• [GIVEN INSTRUCTION]
In the listing that follows, count each line where the word "code" appears; write nothing but the count.

-- START EXCERPTED RECORDS --

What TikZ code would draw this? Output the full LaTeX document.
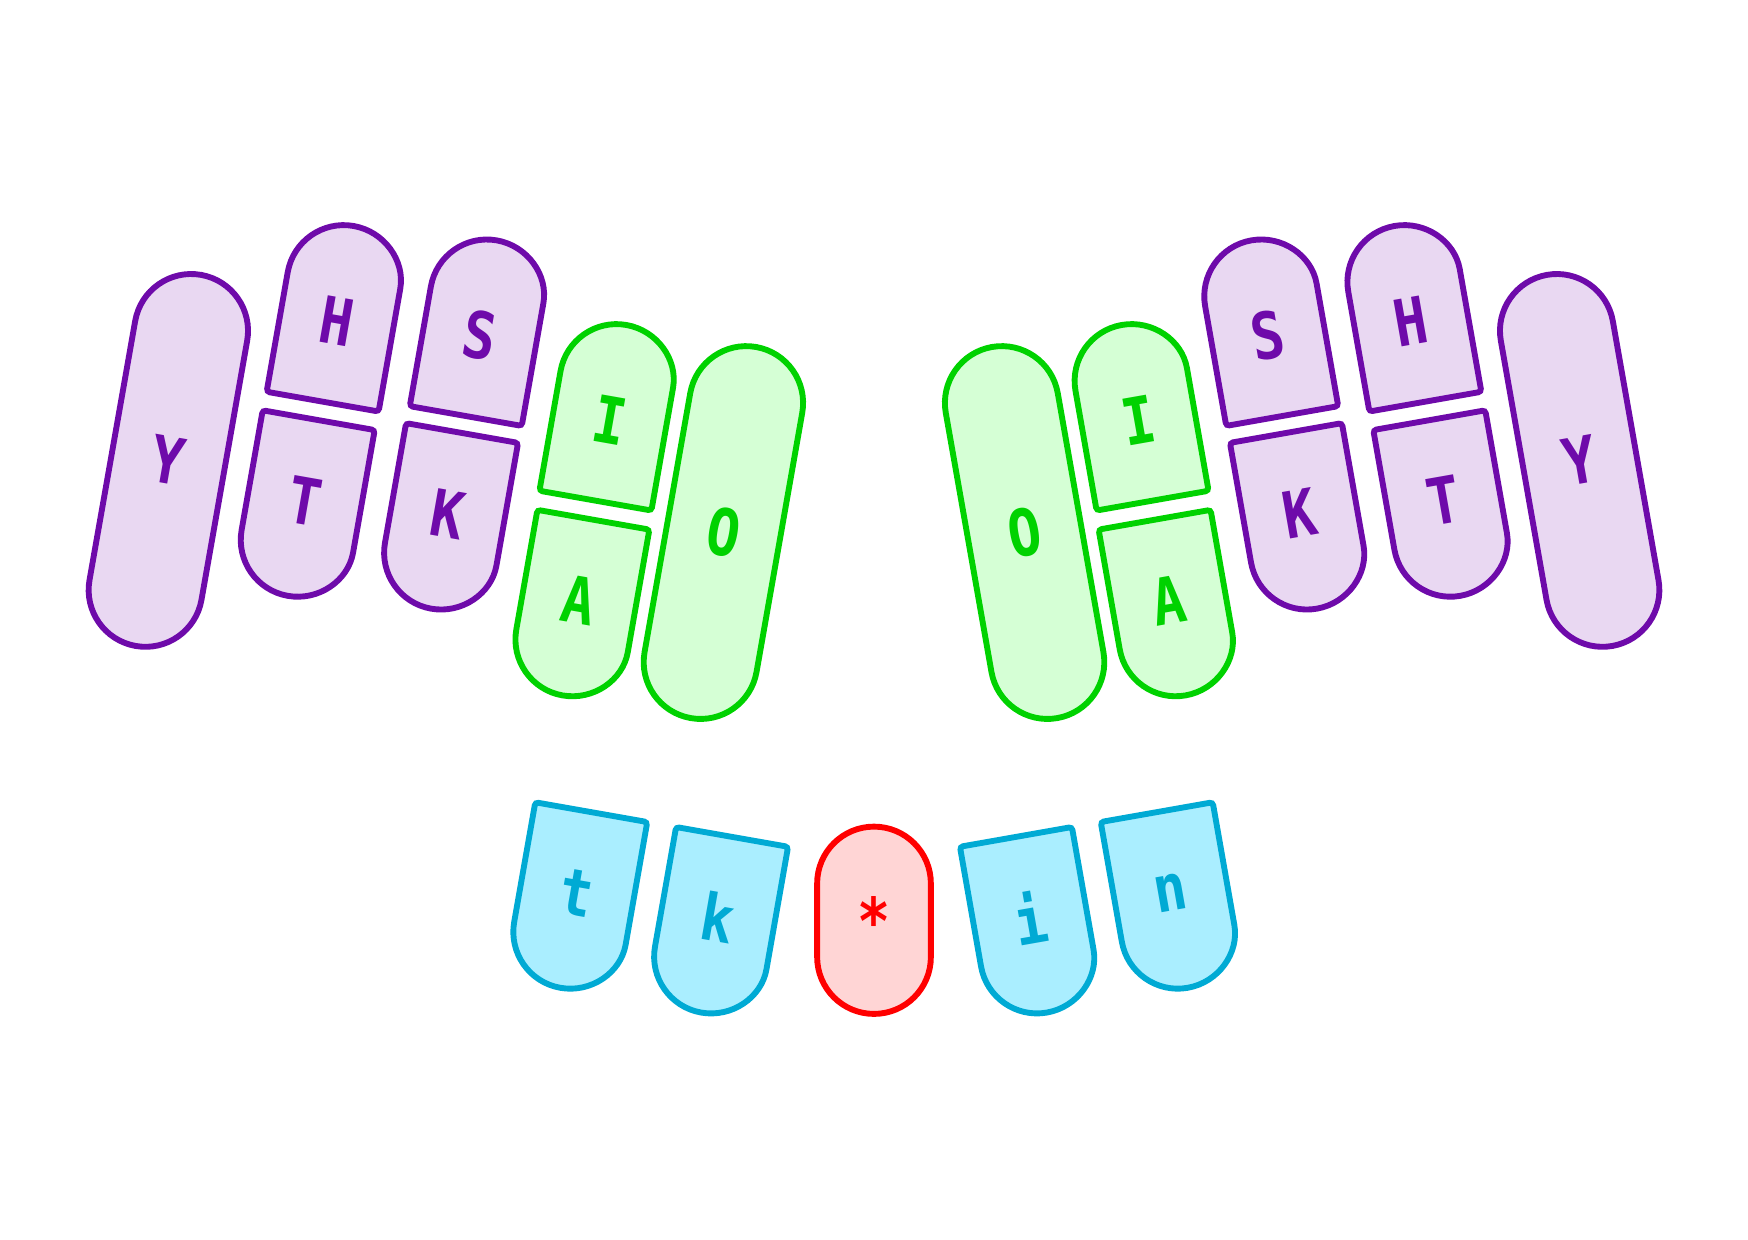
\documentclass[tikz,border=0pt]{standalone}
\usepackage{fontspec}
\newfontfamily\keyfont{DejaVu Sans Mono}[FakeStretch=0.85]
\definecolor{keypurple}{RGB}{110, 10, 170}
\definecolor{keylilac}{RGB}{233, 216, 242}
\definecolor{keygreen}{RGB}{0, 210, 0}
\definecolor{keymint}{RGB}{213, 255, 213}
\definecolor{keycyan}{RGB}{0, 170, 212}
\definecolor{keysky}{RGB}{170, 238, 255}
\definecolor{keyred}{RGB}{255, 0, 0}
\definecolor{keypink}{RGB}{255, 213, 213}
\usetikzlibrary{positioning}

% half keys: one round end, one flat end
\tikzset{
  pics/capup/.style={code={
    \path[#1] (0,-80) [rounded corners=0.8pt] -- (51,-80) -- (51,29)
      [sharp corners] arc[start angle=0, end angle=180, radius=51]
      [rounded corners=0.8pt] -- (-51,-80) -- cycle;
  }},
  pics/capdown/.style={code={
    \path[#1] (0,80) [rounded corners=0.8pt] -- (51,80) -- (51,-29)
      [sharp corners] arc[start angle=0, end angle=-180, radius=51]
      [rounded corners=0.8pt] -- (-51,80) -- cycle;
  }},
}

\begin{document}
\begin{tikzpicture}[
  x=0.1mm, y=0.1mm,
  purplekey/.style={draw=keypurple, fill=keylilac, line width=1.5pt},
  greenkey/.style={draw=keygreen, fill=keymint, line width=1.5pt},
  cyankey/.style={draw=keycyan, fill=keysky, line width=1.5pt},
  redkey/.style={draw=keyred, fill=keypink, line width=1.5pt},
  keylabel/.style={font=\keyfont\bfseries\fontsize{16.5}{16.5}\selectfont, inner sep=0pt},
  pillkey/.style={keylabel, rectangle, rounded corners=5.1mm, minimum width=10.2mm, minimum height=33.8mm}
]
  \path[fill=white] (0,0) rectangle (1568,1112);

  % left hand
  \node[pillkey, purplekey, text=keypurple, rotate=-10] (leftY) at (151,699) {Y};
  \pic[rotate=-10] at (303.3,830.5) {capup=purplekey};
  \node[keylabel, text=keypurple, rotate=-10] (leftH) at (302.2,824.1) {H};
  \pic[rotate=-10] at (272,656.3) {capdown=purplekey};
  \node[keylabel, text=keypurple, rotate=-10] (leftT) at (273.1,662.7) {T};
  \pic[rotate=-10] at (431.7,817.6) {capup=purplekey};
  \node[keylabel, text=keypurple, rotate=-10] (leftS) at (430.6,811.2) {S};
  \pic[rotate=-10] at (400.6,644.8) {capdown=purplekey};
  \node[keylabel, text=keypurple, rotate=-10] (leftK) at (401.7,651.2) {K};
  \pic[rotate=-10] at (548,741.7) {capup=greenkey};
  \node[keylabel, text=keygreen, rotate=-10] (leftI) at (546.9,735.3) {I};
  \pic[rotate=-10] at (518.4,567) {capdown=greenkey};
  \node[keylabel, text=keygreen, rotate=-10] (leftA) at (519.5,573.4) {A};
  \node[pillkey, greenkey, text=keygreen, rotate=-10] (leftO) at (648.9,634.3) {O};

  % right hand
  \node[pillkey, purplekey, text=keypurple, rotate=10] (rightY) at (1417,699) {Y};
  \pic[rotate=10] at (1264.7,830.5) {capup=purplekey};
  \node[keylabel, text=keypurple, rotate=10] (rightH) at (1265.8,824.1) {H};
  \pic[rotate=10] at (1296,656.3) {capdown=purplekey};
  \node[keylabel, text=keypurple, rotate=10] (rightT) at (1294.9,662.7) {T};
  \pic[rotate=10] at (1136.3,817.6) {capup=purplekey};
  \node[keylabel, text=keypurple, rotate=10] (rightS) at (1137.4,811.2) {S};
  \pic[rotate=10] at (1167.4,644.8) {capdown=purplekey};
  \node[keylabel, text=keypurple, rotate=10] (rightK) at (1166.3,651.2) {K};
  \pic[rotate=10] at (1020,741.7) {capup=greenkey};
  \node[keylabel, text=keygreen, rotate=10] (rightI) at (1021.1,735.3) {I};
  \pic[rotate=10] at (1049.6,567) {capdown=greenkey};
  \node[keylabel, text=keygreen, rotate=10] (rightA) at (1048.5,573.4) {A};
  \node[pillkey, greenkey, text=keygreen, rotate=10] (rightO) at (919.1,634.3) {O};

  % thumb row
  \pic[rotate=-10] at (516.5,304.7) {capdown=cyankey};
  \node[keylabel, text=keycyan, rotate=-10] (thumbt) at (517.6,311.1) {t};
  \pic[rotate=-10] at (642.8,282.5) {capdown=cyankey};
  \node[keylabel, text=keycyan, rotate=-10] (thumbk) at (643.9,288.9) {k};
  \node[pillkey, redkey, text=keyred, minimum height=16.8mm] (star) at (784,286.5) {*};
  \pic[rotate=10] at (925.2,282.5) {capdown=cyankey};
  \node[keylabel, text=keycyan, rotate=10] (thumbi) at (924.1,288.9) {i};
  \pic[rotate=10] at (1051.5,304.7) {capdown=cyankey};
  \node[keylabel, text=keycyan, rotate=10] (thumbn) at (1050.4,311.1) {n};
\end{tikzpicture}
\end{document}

-- END EXCERPTED RECORDS --
-- START EXCERPTED RECORDS --

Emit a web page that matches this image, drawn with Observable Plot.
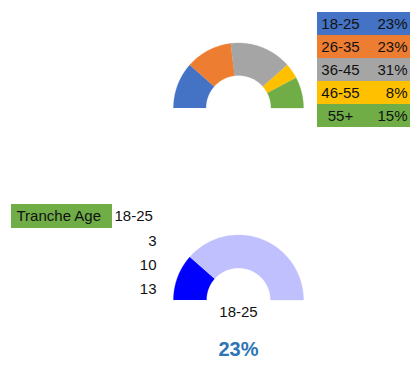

-- END EXCERPTED RECORDS --

• [EXERCISE RESPONSE]
3